Rachel Kudish-Vashdi and Yuval Baruch
 
Hundreds of salvage excavations are conducted in Israel each year. These are, for the most part, small-scale excavations that are initiated due to public works, private construction or governmental request. As the location of these excavations is accidential, and the greater part of them is going to be either covered or destroyed, it is especially important that they be documented as well and as accurate as possible. This is done today by a printed journal, Hadashot Arkheologiyot – Excavations and Surveys in Israel, published by the Israel Antiquities Authority (IAA) both in Hebrew and in English.
 
The amount of information that has accumulated just in the past three years in the IAA can provide for at least four printed journals. The establishing of a digital publication for salvage excavations is thus urgent.
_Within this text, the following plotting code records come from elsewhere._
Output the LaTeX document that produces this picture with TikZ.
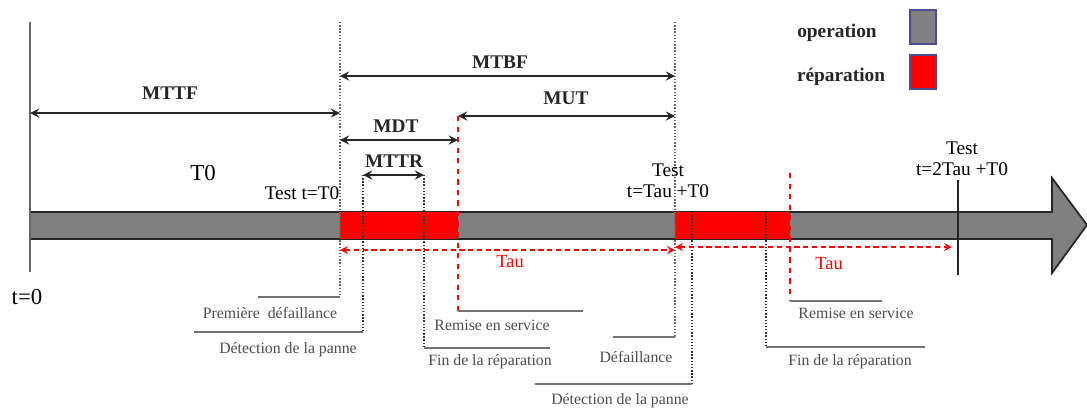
\documentclass[tikz,border=0pt]{standalone}
\usepackage{fontspec}
\setmainfont{Liberation Serif}
\begin{document}
\begin{tikzpicture}[
  x=0.02cm,y=-0.02cm,>=stealth,
  dim/.style={<->,line width=1.3pt,black!85},
  tau/.style={<->,densely dashed,red,line width=1pt},
  guide/.style={densely dotted,black!80,line width=0.8pt},
  redguide/.style={dashed,red,line width=1.1pt},
  leader/.style={black!55,line width=1pt},
  tag/.style={font=\fontsize{11}{13}\selectfont\bfseries,text=black!85},
  testtag/.style={font=\fontsize{11}{12}\selectfont,align=center,inner sep=0pt},
  call/.style={font=\fontsize{9}{10}\selectfont,text=black!70},
  legbox/.style={draw=blue!40!black!70,semithick,minimum width=0.52cm,minimum height=0.68cm}
]
  \useasboundingbox (0,0) rectangle (1087,410);

  % time axis with the two repair blocks
  \draw[black!85,line width=1pt,fill=black!50] (30,212)--(1052,212)--(1052,178)--(1087,225)
    --(1052,273)--(1052,239)--(30,239)--cycle;
  \fill[red] (340,212) rectangle (458,239);
  \fill[red] (675,212) rectangle (790,239);

  % event lines and callouts
  \draw[black!60,line width=1pt] (30,22)--(30,272);
  \draw[guide,black!60] (340,22)--(340,297);
  \draw[leader] (340,297)--(258,297);
  \draw[guide] (363,175)--(363,332);
  \draw[leader] (363,332)--(194,332);
  \draw[guide] (424,175)--(424,348);
  \draw[leader] (424,348)--(550,348);
  \draw[redguide] (458,116)--(458,311);
  \draw[leader] (458,311)--(583,311);
  \draw[guide,black!60] (675,22)--(675,337);
  \draw[leader] (675,337)--(613,337);
  \draw[guide] (692,212)--(692,384);
  \draw[leader] (692,384)--(535,384);
  \draw[guide] (766,212)--(766,347);
  \draw[leader] (766,347)--(925,347);
  \draw[redguide] (790,173)--(790,301);
  \draw[leader] (790,301)--(882,301);
  \draw[black!85,semithick] (958,180)--(958,275);

  \node[call] (pdef) at (270,313) {Première\ \ défaillance};
  \node[call] (det1) at (288,350) {Détection de la panne};
  \node[call] (fin1) at (490,362) {Fin de la réparation};
  \node[call] (rem1) at (492,325) {Remise en service};
  \node[call] (def2) at (636,357) {Défaillance};
  \node[call] (det2) at (620,401) {Détection de la panne};
  \node[call] (fin2) at (850,362) {Fin de la réparation};
  \node[call] (rem2) at (856,313) {Remise en service};

  % durations
  \coordinate (mttfL) at (30,113);  \coordinate (mttfR) at (340,113);
  \coordinate (mtbfL) at (340,76);  \coordinate (mtbfR) at (675,76);
  \coordinate (mutL) at (458,116);  \coordinate (mutR) at (675,116);
  \coordinate (mdtL) at (340,140);  \coordinate (mdtR) at (458,140);
  \coordinate (mttrL) at (363,175); \coordinate (mttrR) at (424,175);
  \draw[dim] (mttfL)--(mttfR);
  \draw[dim] (mtbfL)--(mtbfR);
  \draw[dim] (mutL)--(mutR);
  \draw[dim] (mdtL)--(mdtR);
  \draw[dim] (mttrL)--(mttrR);
  \node[tag] (mttf) at (170,93) {MTTF};
  \node[tag] (mtbf) at (500,62) {MTBF};
  \node[tag] (mut) at (566,98) {MUT};
  \node[tag] (mdt) at (396,126) {MDT};
  \node[tag] (mttr) at (394,161) {MTTR};

  \coordinate (tauA) at (340,250); \coordinate (tauB) at (675,250);
  \coordinate (tauC) at (675,247); \coordinate (tauD) at (952,247);
  \draw[tau] (tauA)--(tauB);
  \draw[tau] (tauC)--(tauD);
  \node[text=red,font=\fontsize{10.5}{12}\selectfont] (tau1) at (510,262) {Tau};
  \node[text=red,font=\fontsize{10.5}{12}\selectfont] (tau2) at (829,264) {Tau};

  % times
  \node[font=\fontsize{13}{15}\selectfont] (tzero) at (27,297) {t=0};
  \node[font=\fontsize{13}{15}\selectfont] (T0) at (203,173) {T0};
  \node[testtag] (test1) at (302,193) {Test t=T0};
  \node[testtag] (test2) at (668,181) {Test\\t=Tau +T0};
  \node[testtag] (test3) at (962,159) {Test\\t=2Tau +T0};

  % legend
  \node[tag] (op) at (837,33) {operation};
  \node[tag] (rep) at (841,77) {réparation};
  \node[legbox,fill=black!50] (opbox) at (923,27) {};
  \node[legbox,fill=red] (repbox) at (923,72) {};
\end{tikzpicture}
\end{document}
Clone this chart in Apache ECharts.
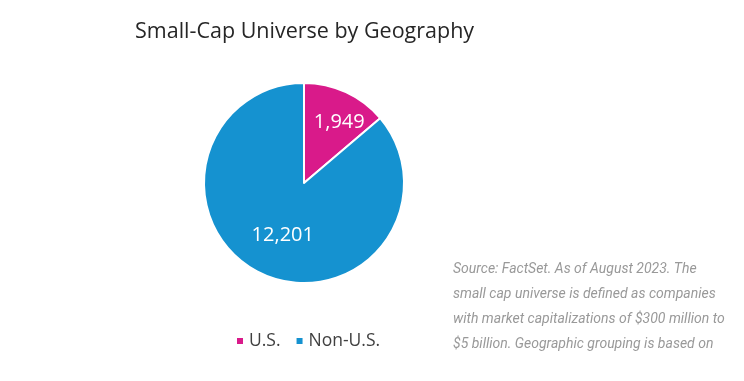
<!DOCTYPE html>
<html><head><meta charset="utf-8">
<script src="https://cdn.jsdelivr.net/npm/echarts@6/dist/echarts.min.js"></script>
<style>html,body{margin:0;padding:0;background:#fff}#c{width:744px;height:381px}</style>
</head><body><div id="c"></div>
<script>
const categories = ["U.S.", "Non-U.S."];
const values = [1949, 12201];
const colors = ["#D91A8A", "#1592D0"];
const sourceLines = [
  "Source: FactSet. As of August 2023. The",
  "small cap universe is defined as companies",
  "with market capitalizations of $300 million to",
  "$5 billion. Geographic grouping is based on"
];
const labelOffsets = [[13, -13], [1, 4]];

const chart = echarts.init(document.getElementById('c'), null, {renderer: 'canvas'});
chart.setOption({
  animation: false,
  title: [{
    text: "Small-Cap Universe by Geography",
    left: 130, top: 16,
    textStyle: {fontFamily: "Open Sans", fontSize: 21.5, fontWeight: 'normal', color: '#262626'}
  }, {
    text: sourceLines.join("\n"),
    left: 448, top: 252,
    textStyle: {fontFamily: "Roboto", fontStyle: 'italic', fontSize: 14, fontWeight: 'normal', color: '#999999', lineHeight: 25}
  }],
  legend: {
    data: categories,
    left: 230, top: 327,
    icon: 'rect', itemWidth: 8, itemHeight: 8, itemGap: 14,
    textStyle: {fontFamily: "Open Sans", fontSize: 17.5, color: '#404040'}
  },
  series: [{
    type: 'pie',
    center: [304, 183],
    radius: [0, 100],
    startAngle: 90,
    clockwise: true,
    silent: true,
    itemStyle: {borderColor: '#fff', borderWidth: 2},
    label: {
      show: true, position: 'inside',
      fontFamily: "Open Sans", fontSize: 20, color: '#fff',
      formatter: p => p.value.toLocaleString('en-US')
    },
    labelLine: {show: false},
    data: categories.map((c, i) => ({
      name: c, value: values[i],
      itemStyle: {color: colors[i]},
      label: {offset: labelOffsets[i]}
    }))
  }]
});
</script></body></html>
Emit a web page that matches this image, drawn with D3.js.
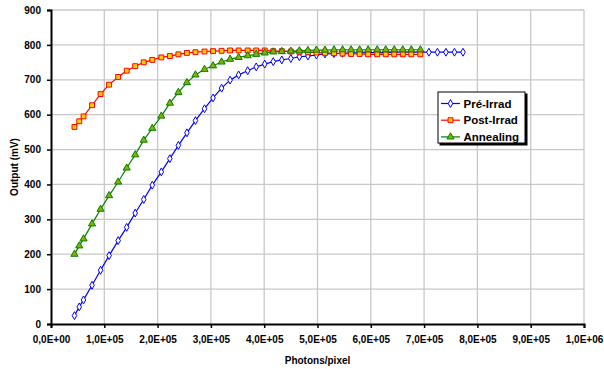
<!DOCTYPE html>
<html>
<head>
<meta charset="utf-8">
<script src="https://cdn.jsdelivr.net/npm/d3@7"></script>
<style>
  body { margin: 0; background: #fff; }
  text { font-family: "Liberation Sans", Arial, sans-serif; font-weight: bold; }
</style>
</head>
<body>
<script>
var svg_width = 604;
var svg_height = 369;

// photons/pixel values of each measurement
var photons = [44000, 53000, 61000, 77000, 93000, 109000, 126000, 142000, 158000, 174000,
  190000, 207000, 223000, 239000, 255000, 271000, 288000, 304000, 320000, 336000,
  352000, 369000, 385000, 401000, 417000, 433000, 450000, 466000, 482000, 498000,
  514000, 531000, 547000, 563000, 579000, 595000, 612000, 628000, 644000, 660000,
  676000, 693000, 709000, 725000, 741000, 757000, 773000];

var preIrrad = [24, 49, 69, 111, 154, 196, 239, 277, 318, 357,
  398, 436, 474, 512, 548, 583, 617, 648, 676, 699,
  714, 726, 737, 745, 752, 757, 761, 766, 768, 771,
  774, 775, 776, 777, 777, 778, 778, 778, 779, 779,
  779, 779, 779, 779, 779, 779, 779];

var postIrrad = [565, 581, 595, 627, 659, 686, 708, 726, 739, 750,
  757, 764, 768, 773, 777, 779, 781, 782, 783, 784,
  784, 784, 784, 784, 782, 782, 781, 780, 779, 778,
  777, 776, 775, 774, 774, 773, 773, 773, 773, 773,
  773, 773];

var annealing = [200, 224, 244, 287, 329, 368, 407, 447, 485, 527,
  561, 596, 633, 664, 692, 714, 730, 740, 751, 759,
  764, 769, 773, 777, 780, 781, 782, 783, 784, 785,
  785, 786, 786, 786, 786, 786, 786, 786, 786, 786,
  786, 786];

var seriesNames = ['Pré-Irrad', 'Post-Irrad', 'Annealing'];

var xTicks = [0, 100000, 200000, 300000, 400000, 500000, 600000, 700000, 800000, 900000, 1000000];
var xTickLabels = ['0,0E+00', '1,0E+05', '2,0E+05', '3,0E+05', '4,0E+05', '5,0E+05',
  '6,0E+05', '7,0E+05', '8,0E+05', '9,0E+05', '1,0E+06'];
var yTicks = [0, 100, 200, 300, 400, 500, 600, 700, 800, 900];

var series = [
  {name: seriesNames[0], values: preIrrad, color: '#0000ff', fill: '#ffffff', symbol: d3.symbolDiamond, size: 18},
  {name: seriesNames[1], values: postIrrad, color: '#ff0000', fill: '#ffcc00', symbol: d3.symbolSquare, size: 24},
  {name: seriesNames[2], values: annealing, color: '#008000', fill: '#88b000', symbol: d3.symbolTriangle, size: 22}
];

var svg = d3.select('body').append('svg')
  .attr('width', svg_width)
  .attr('height', svg_height);

var xscale = d3.scaleLinear().domain([0, 1000000]).range([51, 584]);
var yscale = d3.scaleLinear().domain([0, 900]).range([324, 10]);

// grid
svg.append('g').selectAll('line').data(yTicks.slice(1)).enter().append('line')
  .attr('x1', xscale(0)).attr('x2', xscale(1000000))
  .attr('y1', function(d) { return yscale(d); }).attr('y2', function(d) { return yscale(d); })
  .attr('stroke', '#c8c8c8').attr('stroke-width', 1.3);
svg.append('g').selectAll('line').data(xTicks.slice(1)).enter().append('line')
  .attr('y1', yscale(0)).attr('y2', yscale(900))
  .attr('x1', function(d) { return xscale(d); }).attr('x2', function(d) { return xscale(d); })
  .attr('stroke', '#c8c8c8').attr('stroke-width', 1.3);

var xaxis = d3.axisBottom(xscale).tickValues(xTicks).tickSize(4).tickPadding(8)
  .tickFormat(function(d, i) { return xTickLabels[i]; });
var yaxis = d3.axisLeft(yscale).tickValues(yTicks).tickSize(4).tickPadding(6);

var gx = svg.append('g')
  .attr('transform', 'translate(0, ' + yscale(0) + ')')
  .call(xaxis);
var gy = svg.append('g')
  .attr('transform', 'translate(' + xscale(0) + ', 0)')
  .call(yaxis);

[gx, gy].forEach(function(g) {
  g.select('.domain').attr('stroke', '#000').attr('stroke-width', 2);
  g.selectAll('.tick line').attr('stroke', '#000').attr('stroke-width', 1.5);
  g.selectAll('.tick text').attr('fill', '#000').style('font-size', '10px')
    .style('font-family', '"Liberation Sans", Arial, sans-serif').style('font-weight', 'bold');
});

// axis titles
svg.append('text')
  .attr('x', (xscale(0) + xscale(1000000)) / 2).attr('y', 364)
  .attr('text-anchor', 'middle').style('font-size', '10px')
  .text('Photons/pixel');
svg.append('text')
  .attr('transform', 'translate(18, ' + (yscale(0) + yscale(900)) / 2 + ') rotate(-90)')
  .attr('text-anchor', 'middle').style('font-size', '10px')
  .text('Output (mV)');

var line = d3.line()
  .x(function(d, i) { return xscale(photons[i]); })
  .y(function(d) { return yscale(d); });

series.forEach(function(s) {
  svg.append('path')
    .datum(s.values)
    .attr('d', line)
    .attr('fill', 'none')
    .attr('stroke', s.color)
    .attr('stroke-width', 1.2);
});

series.forEach(function(s) {
  svg.append('g').selectAll('path').data(s.values).enter().append('path')
    .attr('d', d3.symbol().type(s.symbol).size(s.size))
    .attr('transform', function(d, i) {
      return 'translate(' + xscale(photons[i]) + ',' + yscale(d) + ')';
    })
    .attr('fill', s.fill)
    .attr('stroke', s.color)
    .attr('stroke-width', 1);
});

// legend
var legend = svg.append('g').attr('transform', 'translate(438, 92)');
legend.append('rect')
  .attr('x', 1.5).attr('y', 1.5).attr('width', 88).attr('height', 52)
  .attr('fill', '#000');
legend.append('rect')
  .attr('x', 0).attr('y', 0).attr('width', 87).attr('height', 51)
  .attr('fill', '#fff').attr('stroke', '#000').attr('stroke-width', 1);

series.forEach(function(s, i) {
  var row = legend.append('g').attr('transform', 'translate(0, ' + (11.5 + i * 16.7) + ')');
  row.append('line')
    .attr('x1', 3).attr('x2', 22).attr('y1', 0).attr('y2', 0)
    .attr('stroke', s.color).attr('stroke-width', 1.2);
  row.append('path')
    .attr('d', d3.symbol().type(s.symbol).size(s.size))
    .attr('transform', 'translate(12.5, 0)')
    .attr('fill', s.fill).attr('stroke', s.color).attr('stroke-width', 1);
  row.append('text')
    .attr('x', 25.5).attr('y', 0).attr('dy', '0.36em')
    .style('font-size', '11.5px')
    .text(s.name);
});
</script>
</body>
</html>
Salvage excavation reports differe from the larger site reports in that they are short compositions of excavations with meager finds. Therefore, the salvage excavation reports should not be dealt with in the same manner as the large-scale excavations, as their main importance is their inclusion in a journal which will provide a wide data base, arranged according to regions, periods and subjects.
 
An e-journal publishing salvage excavation reports will create a wide data base that is badly needed to keep the archaeological research updated and open to all scholars around the world. The printed version of such a data base is available since 1961 (in English – Excavations and Surveys in Israel [ESI] - since 1982), and is for years a major reference in works concerning the archaeology of the Holy Land. It goes without saying that a digital form of this journal, which is going to replace(!!) the printed one, will be widely refered to and will be more convinient thanks to easy searching abilities and technological advantages, such as interactive maps and internal links.
 
The availability of such a large-scale data base of salvage excavations on the web will be the first of its kind in the archaeology of the Holy Land. The data - which is relevant to a wide range of scholars in various fields, such as archaeologists, Bible scholarts, egyptologists, historians and art historians – will finely be digitally catalogued on computer with the option of conducting elaborate word  searches according to sites, periods and topics, as well as by geographical searches according to regions and map references.
 
The E-journal www.hadashot-esi.org.il is now in its last stages of QA and will be aired at the end of October 2004.